Himalayan Kitchen: Both mild and spicy sauces were on the offer. The meat option had big chunks of onion (favoured by the Ex, not so much by me) and the vegetarian had a more traditionally Chinese taste than the others we had sampled.
Tsampa Cafe: The had also run out of veggie options by the time we arrived – problematic as it seemed like many people on the tour were vegetarians and several were getting irked about the dearth of product. The beef option had a distinct and slightly overwhelming cumin flavour.
Tibet Kitchen: Again, beef only option to be had with a sesame oil drizzle. This one was right up the middle. Not bad, but not extraordinary
Shangrila Restaurant: This was the Westernmost and last restaurant on the tour and also to my mind the lowest in rank. The vegetarian dumping was mushy and cabbage heavy while the beef tasted slight gamey and undercooked.
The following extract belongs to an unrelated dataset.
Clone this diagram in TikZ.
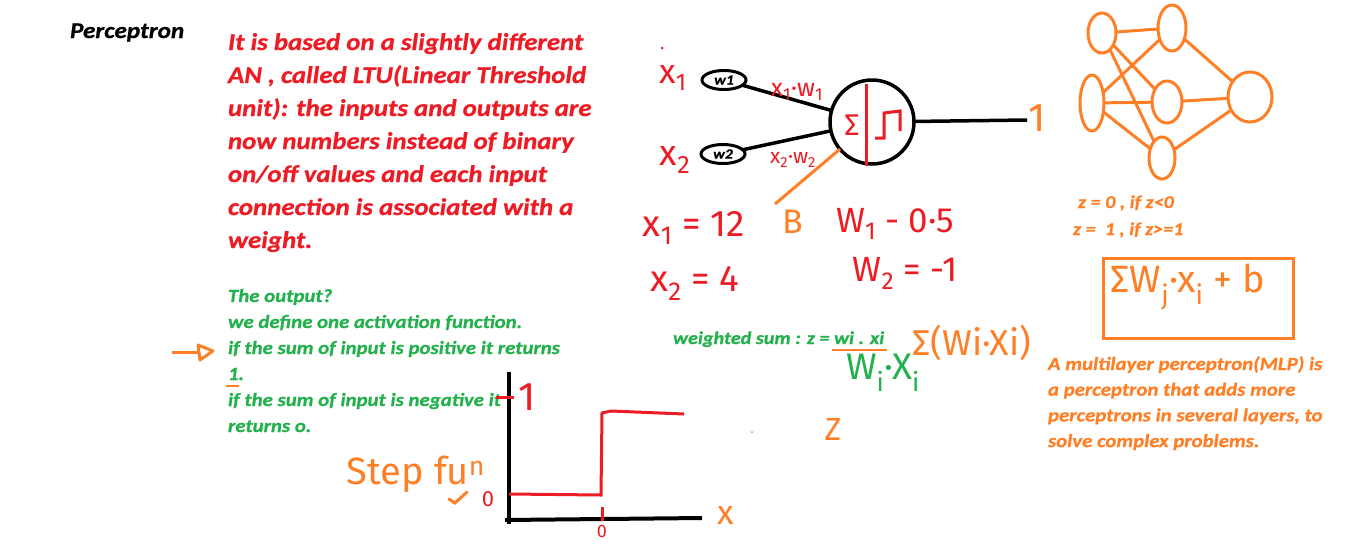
\documentclass[tikz,border=0pt]{standalone}
\usepackage{fontspec}
\usetikzlibrary{shapes.geometric}
\setmainfont{Carlito}[FakeStretch=1.12, BoldItalicFeatures={FakeBold=0.8}]
\newfontfamily\hand{Fira Sans}
\definecolor{pred}{HTML}{ED1C24}
\definecolor{porange}{HTML}{FF7F27}
\definecolor{pgreen}{HTML}{22B14C}
\begin{document}
\begin{tikzpicture}[x=1pt,y=-1pt,
  every node/.style={inner sep=0pt, outer sep=0pt},
  typed/.style={anchor=base west, font=\bfseries\itshape\fontsize{#1}{#1}\selectfont},
  handtxt/.style={font=\hand\fontsize{#1}{#1}\selectfont},
  blackline/.style={draw=black, line width=3.5pt},
  redline/.style={draw=pred, line width=3pt},
  orline/.style={draw=porange, line width=3pt},
  weightnode/.style={ellipse, draw=black, line width=3pt, minimum width=44pt, minimum height=19pt, font=\bfseries\itshape\fontsize{14}{14}\selectfont},
  mlpnode/.style={ellipse, draw=porange, line width=3pt},
]
\useasboundingbox (0,0) rectangle (1355,558);
% ---- typed texts ----
\node[typed=22.5, text=black] (title) at (70,38) {Perceptron};
\foreach \t [count=\i] in {{It is based on a slightly different},{AN , called LTU(Linear Threshold},{unit): the inputs and outputs are},{now numbers instead of binary},{on/off values and each input},{connection is associated with a},{weight.}}
  \node[typed=24, text=pred] (red\i) at (228,{50+33*(\i-1)}) {\t};
\foreach \t [count=\i] in {{The output?},{we define one activation function.},{if the sum of input is positive it returns},{1.},{if the sum of input is negative it},{returns o.}}
  \node[typed=18.6, text=pgreen] (green\i) at (228,{302+26*(\i-1)}) {\t};
\foreach \t [count=\i] in {{A multilayer perceptron(MLP) is},{a perceptron that adds more},{perceptrons in several layers, to},{solve complex problems.}}
  \node[typed=18.6, text=porange] (mlp\i) at (1048,{370+25.7*(\i-1)}) {\t};
\node[typed=18, text=porange] (zeq0) at (1078,208) {z = 0 , if z<0};
\node[typed=18, text=porange] (zeq1) at (1073,235) {z =\ \ 1 , if z>=1};
\node[typed=18, text=pgreen] (wsum) at (673,344) {weighted sum : z = wi . xi};
\draw[porange, line width=2pt] (832,350) -- (887,350);
% arrow mark and underline
\draw[orline] (172,352) -- (198,352);
\draw[orline, line join=round] (198,345) -- (213,351) -- (200,360) -- cycle;
\draw[porange, line width=2.5pt] (226,386) -- (239,386);
% ---- neuron ----
\node[circle, draw=black, line width=3.5pt, minimum size=84pt] (neuron) at (872,122) {};
\node[weightnode] (w1) at (724,80) {w1};
\node[weightnode] (w2) at (723,154) {w2};
\coordinate (oend) at (1027,120);
\coordinate (bstart) at (775,204);
\draw[blackline] (w1) -- (neuron);
\draw[blackline] (w2) -- (neuron);
\draw[blackline] (neuron) -- (oend);
\draw[orline] (bstart) -- (neuron);
\draw[redline] (866,84) -- (866,166);
\draw[redline] (875,138) -- (884,138) -- (884,113) -- (900,111) -- (900,131);
\node[handtxt=30, text=pred] (sig) at (852,125) {Σ};
\fill[pred] (662,48) circle (1.5);
\node[handtxt=34, text=pred] (x1) at (673,78) {x\textsubscript{1}};
\node[handtxt=36, text=pred] (x2) at (675,160) {x\textsubscript{2}};
\node[handtxt=25, text=pred] (x1w1) at (797,92) {x\textsubscript{1}·w\textsubscript{1}};
\node[handtxt=21, text=pred] (x2w2) at (793,160) {x\textsubscript{2}·w\textsubscript{2}};
\node[handtxt=40, text=porange] (out1) at (1037,118) {1};
\node[handtxt=37, text=pred] (x1eq) at (694,228) {x\textsubscript{1} = 12};
\node[handtxt=34, text=porange] (bias) at (793,222) {B};
\node[handtxt=35, text=pred] (w1eq) at (895,224) {W\textsubscript{1} - 0·5};
\node[handtxt=37, text=pred] (x2eq) at (695,283) {x\textsubscript{2} = 4};
\node[handtxt=35, text=pred] (w2eq) at (905,273) {W\textsubscript{2} = -1};
\node[handtxt=37, text=pgreen] (wixi) at (883,373) {W\textsubscript{i}·X\textsubscript{i}};
\node[handtxt=36, text=porange] (sumwx) at (972,343) {Σ(Wi·Xi)};
\node[handtxt=32, text=porange] (zlab) at (833,429) {Z};
\fill[porange] (752,432) circle (1);
% ---- MLP network ----
\node[mlpnode, minimum width=28pt, minimum height=40pt] (n1) at (1102,33) {};
\node[mlpnode, minimum width=28pt, minimum height=46pt] (n2) at (1172,28) {};
\node[mlpnode, minimum width=24pt, minimum height=56pt] (n3) at (1092,103) {};
\node[mlpnode, minimum width=30pt, minimum height=42pt] (n4) at (1167,102) {};
\node[mlpnode, minimum width=26pt, minimum height=42pt] (n5) at (1162,158) {};
\node[mlpnode, minimum width=44pt, minimum height=50pt] (n6) at (1250,97) {};
\foreach \a/\b in {n1/n2,n1/n4,n1/n5,n3/n2,n3/n4,n3/n5,n2/n6,n4/n6,n5/n6}
  \draw[orline] (\a) -- (\b);
% formula box
\draw[orline] (1103,258) rectangle (1293,338);
\node[handtxt=38, text=porange] (formula) at (1188,287) {ΣW\textsubscript{j}·x\textsubscript{i} + b};
% ---- step function graph ----
\coordinate (yax0) at (509,524);
\coordinate (yax1) at (509,372);
\coordinate (xax0) at (505,520);
\coordinate (xax1) at (702,518);
\draw[draw=black, line width=4pt] (yax0) -- (yax1);
\draw[draw=black, line width=4pt] (xax0) -- (xax1);
\draw[redline] (509,494) -- (601,495) -- (602,413) -- (611,411) -- (684,414);
\draw[redline] (496,397) -- (514,397);
\draw[redline] (602,507) -- (602,521);
\node[handtxt=40, text=pred] (g1) at (527,397) {1};
\node[handtxt=22, text=pred] (g0) at (488,499) {0};
\node[handtxt=18, text=pred] (gx0) at (602,531) {0};
\node[handtxt=34, text=porange] (xlab) at (726,516) {x};
\node[handtxt=38, text=porange] (stepf) at (416,474) {Step fu\textsuperscript{n}};
\draw[orline, line cap=round] (449,499) -- (455,503) -- (467,492);
\end{tikzpicture}
\end{document}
Neither option had been effectively drained so they spurted juice when bitten.
We had 10 stamps apiece so we looped back for a vegetarian momo from Om and a meat dumpling from Loga’s to fill out the passport requirements (plus we are gluttons). I think in the future I will get take out from Loga’s and try both Norling and Om for a sit down meal. Despite its shaky start I hope the crawl was a roaring success for the students who organized it. It was a good cause, I got newly indoctrinated in Tibetan love and I even got a shawl to show for it.